North Sea well results are hardly in the Angolan golden block league. But those operators still bothering to drill are producing the goods in their own back yard. For example:

  • Esso Norge located a new pool of oil just north of the main Balder reservoir. The well, drilled by Maersk Jutlander, hit its target in an Eocene sandstone formation. Balder's long-delayed floating production, storage, and offloading (FPSO) vessel should be a candidate to process the oil, depending on volume. Also, Balder is thought to be under study for subsea separation.
  • Phillips' 2/7-3 Ebba well, drilled by the same jackup, encountered a 195 ft net hydrocarbon column in the Jurassic and 120 ft net in the Rotliegendes. A subsequent Jurassic interval production test flowed 4,300 b/d of 42° API oil and 7.6 MMcf/d of gas on a 24/26-in. choke, with a flowing wellhead pressure of 5,813 psi. The nearest platform is the unmanned Embla wellhead installation, 8km to the east.
  • In southern Dutch offshore block P/9c, Clyde is understood to have met gas with a well drilled close to Unocal's Horizon oilfield. The well was targeting Bunter and Rotliegendes horizons. Clyde, which has a history of fast-tracking developments, could employ its infrastructure to the north in block P16.
  • Finally, Conoco notched another gas find in the southern North Sea, on the E-plus prospect in UK block 49/17. The well, drilled in 110 ft of water by Glomar Adriatic VI to a depth of 10,160 ft in Rotliegendes sandstone, intersected net hydrocarbon bearing sections of 350-370 ft. Conoco is already talking in terms of a dedicated, unmanned platform exporting the gas through its LOGGS or Viking trunklines.

Decommissioning draws nearer at Ekofisk, Frigg

Elf Petroleum Norge has initiated public consultation in the lead-up to decommissioning of its Frigg platforms. Production is due to wind down within two years.
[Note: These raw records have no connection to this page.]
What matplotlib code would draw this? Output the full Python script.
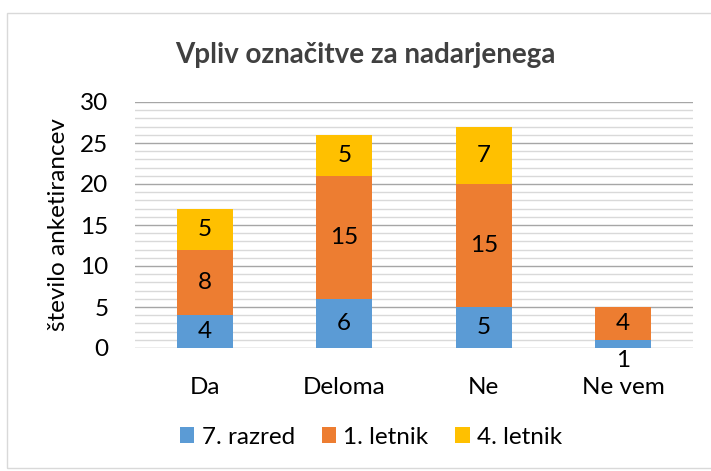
import numpy as np
import matplotlib.pyplot as plt
from matplotlib.patches import Rectangle

plt.rcParams['font.family'] = ['Lato', 'DejaVu Sans']

categories = ['Da', 'Deloma', 'Ne', 'Ne vem']
razred7 = [4, 6, 5, 1]
letnik1 = [8, 15, 15, 4]
letnik4 = [5, 5, 7, 0]
series_names = ['7. razred', '1. letnik', '4. letnik']
colors = ['#5B9BD5', '#ED7D31', '#FFC000']

fs = 17.5

fig = plt.figure(figsize=(7.11, 4.71), dpi=100)
fig.patches.append(Rectangle((7 / 711, 3 / 471), 1.2, 455 / 471, transform=fig.transFigure,
                             fill=False, edgecolor='#D9D9D9', linewidth=1))
ax = fig.add_axes([135 / 711, 1 - 348 / 471, 558 / 711, 246 / 471])

x = np.arange(len(categories))
bottom = np.zeros(len(categories))
for vals, name, c in zip([razred7, letnik1, letnik4], series_names, colors):
    vals = np.array(vals)
    ax.bar(x, vals, 0.4, bottom=bottom, color=c, label=name, zorder=3)
    for xi, b, v in zip(x, bottom, vals):
        if v == 0:
            continue
        if v == 1:
            ax.text(xi, -0.3, str(v), ha='center', va='top', fontsize=fs)
        else:
            ax.text(xi, b + v / 2, str(v), ha='center', va='center', fontsize=fs)
    bottom += vals

ax.set_xlim(-0.5, 3.5)
ax.set_ylim(0, 30)
ax.set_yticks(range(0, 31, 5))
ax.set_yticks(range(0, 31, 1), minor=True)
ax.grid(axis='y', which='major', color='#A6A6A6', linewidth=1, zorder=0)
ax.grid(axis='y', which='minor', color='#D9D9D9', linewidth=1, zorder=0)
ax.tick_params(axis='y', which='both', length=0, labelsize=fs, pad=19)
ax.set_xticks(x)
ax.set_xticklabels(categories)
ax.tick_params(axis='x', length=0, labelsize=fs, pad=21)
for s in ax.spines.values():
    s.set_visible(False)
ax.set_ylabel('število anketirancev', fontsize=fs, labelpad=8)

fig.text(365 / 711, 1 - 55 / 471, 'Vpliv označitve za nadarjenega', ha='center', va='center',
         fontsize=20, fontweight='bold', color='#404040')

fig.legend(loc='center', bbox_to_anchor=(371 / 711, 1 - 437 / 471), ncol=3, frameon=False,
           fontsize=fs, handlelength=0.6, handleheight=0.6, columnspacing=1.1, handletextpad=0.3)

fig.savefig('out.png', dpi=100)
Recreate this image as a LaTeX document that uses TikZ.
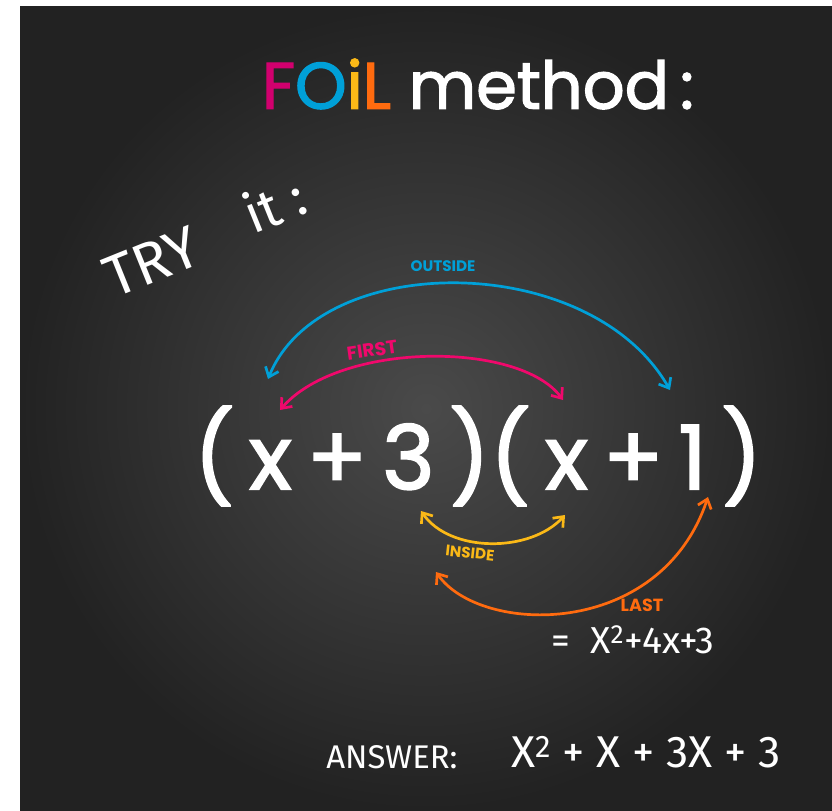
\documentclass[tikz,border=0pt]{standalone}
\usepackage{fontspec}
\setmainfont{Poppins}
\newfontfamily\chalk{Fira Sans}
\newfontfamily\marker{Poppins}[FakeBold=2]
\definecolor{boardDark}{HTML}{222222}
\definecolor{boardLight}{HTML}{4A4A4A}
\definecolor{foilPink}{HTML}{D1006E}
\definecolor{firstPink}{HTML}{F0086C}
\definecolor{foilBlue}{HTML}{00A0D8}
\definecolor{foilYellow}{HTML}{FBB917}
\definecolor{foilOrange}{HTML}{FF6B0F}
\usetikzlibrary{arrows.meta, positioning}

\begin{document}
\begin{tikzpicture}[x=0.03cm, y=-0.03cm,
  arc/.style={line width=2.3pt, line cap=round, {Straight Barb[length=2.6mm, width=4.2mm]}-{Straight Barb[length=2.6mm, width=4.2mm]}},
  tag/.style={font=\bfseries\fontsize{13}{13}\selectfont, inner sep=1pt},
  chalky/.style={text=white, font=\chalk\fontsize{32}{32}\selectfont, inner sep=0pt},
]
  \useasboundingbox (0,0) rectangle (832,811);
  \fill[white] (0,0) rectangle (832,811);
  \fill[boardDark] (20,6) rectangle (832,811);
  \shade[inner color=boardLight, outer color=boardDark] (20,6) rectangle (832,811);

  % title
  \node[font=\marker\fontsize{56}{56}\selectfont, inner sep=0pt] (title) at (478,84)
    {\textcolor{foilPink}{F}\textcolor{foilBlue}{O}\textcolor{foilYellow}{i}\textcolor{foilOrange}{L} \textcolor{white}{method\,:}};
  \node[chalky, font=\chalk\fontsize{50}{50}\selectfont, rotate=22] (try) at (152,262) {TRY};
  \node[chalky, font=\chalk\fontsize{46}{46}\selectfont, rotate=22] (tryit) at (274,204) {it :};

  % the product
  \node[text=white, font=\marker\fontsize{76}{76}\selectfont, inner sep=0pt] (prod) at (478,456) {(\,x\,+\,3\,)(\,x\,+\,1\,)};

  \coordinate (outA) at (268,379);
  \coordinate (outB) at (670,390);
  \coordinate (firA) at (280,410);
  \coordinate (firB) at (563,400);
  \coordinate (insA) at (421,511);
  \coordinate (insB) at (565,515);
  \coordinate (lasA) at (436,572);
  \coordinate (lasB) at (708,497);

  \draw[arc, foilBlue] (outA) .. controls (320,250) and (590,250) .. (outB);
  \draw[arc, firstPink] (firA) .. controls (340,341) and (520,341) .. (firB);
  \draw[arc, foilYellow] (insA) .. controls (450,553) and (530,553) .. (insB);
  \draw[arc, foilOrange] (lasA) .. controls (480,635) and (660,640) .. (lasB);

  \node[tag, text=foilBlue] (outside) at (443,266) {OUTSIDE};
  \node[tag, text=firstPink, font=\bfseries\fontsize{16}{16}\selectfont, rotate=8] (first) at (372,350) {FIRST};
  \node[tag, text=foilYellow, rotate=-6] (inside) at (470,553) {INSIDE};
  \node[tag, text=foilOrange, font=\bfseries\fontsize{15}{15}\selectfont] (last) at (642,605) {LAST};

  % results
  \node[chalky] (result) at (633,640) {=\ \ X\textsuperscript{2}+4x+3};
  \node[chalky, font=\chalk\fontsize{28}{28}\selectfont] (answord) at (392,757) {ANSWER:};
  \node[chalky, font=\chalk\fontsize{38}{38}\selectfont] (answer) at (646,752) {X\textsuperscript{2} + X + 3X + 3};
\end{tikzpicture}
\end{document}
The base case is complicated by the platform's locations on both sides of the UK-Norwegian North Sea median line, so two governments will be involved in the process.
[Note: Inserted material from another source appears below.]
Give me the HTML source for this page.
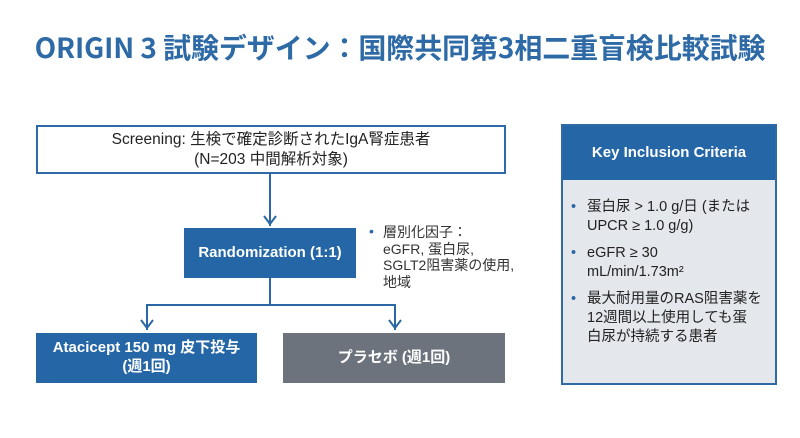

Statoil plans to dismantle and remove Ekofisk's 2/4-S riser platform, formerly the tie-in point for the Statpipe and Norpipe gas trunklines. It was shut down last summer when these lines were linked by the new Ekofisk bypass line. A recent review recommended that the platform's topsides and bridge to the Ekofisk central complex be removed by the end of 2000. Seabed subsidence has moved the topsides 7-8 meters closer to the water line than when the platform was installed. Removal of the jacket, however, can be delayed safely until other platforms on the field are decommissioned.

Another redundant Norwegian riser platform, 2/4-G - used to push oil from Valhall to the Ekofisk Tank - may end up being transferred to BP Amoco's Tambar Field. Tambar is under review for development via a tieback to the Ula Field complex. Water depths, at 70 meters, are roughly the same as at 2/4-G's current location. If the idea is followed through, wellhead facilities would be added to the platform with existing riser equipment likely removed. Present weight of the topsides and jacket is 4,000 tons combined.

Statoil has gone a step further by having its entire Veslefrikk platform towed back to the shore, for a mid-term production upgrade. The semisubmersible arrived at the Aker Stord yard in June, and is due to resume service on the field in late August.

The scope of the upgrade included improving the platform's buoyancy and stability, replacing eight steel sections in the hull's crack zone (between the pontoon and columns), and expanding gas-handling capacity. A small module has also been installed to process condensate from the Huldra Field from 2001. Following this NKr1 billion outlay, Statoil hopes to extend production from Veslefrikk for a further seven years until 2015.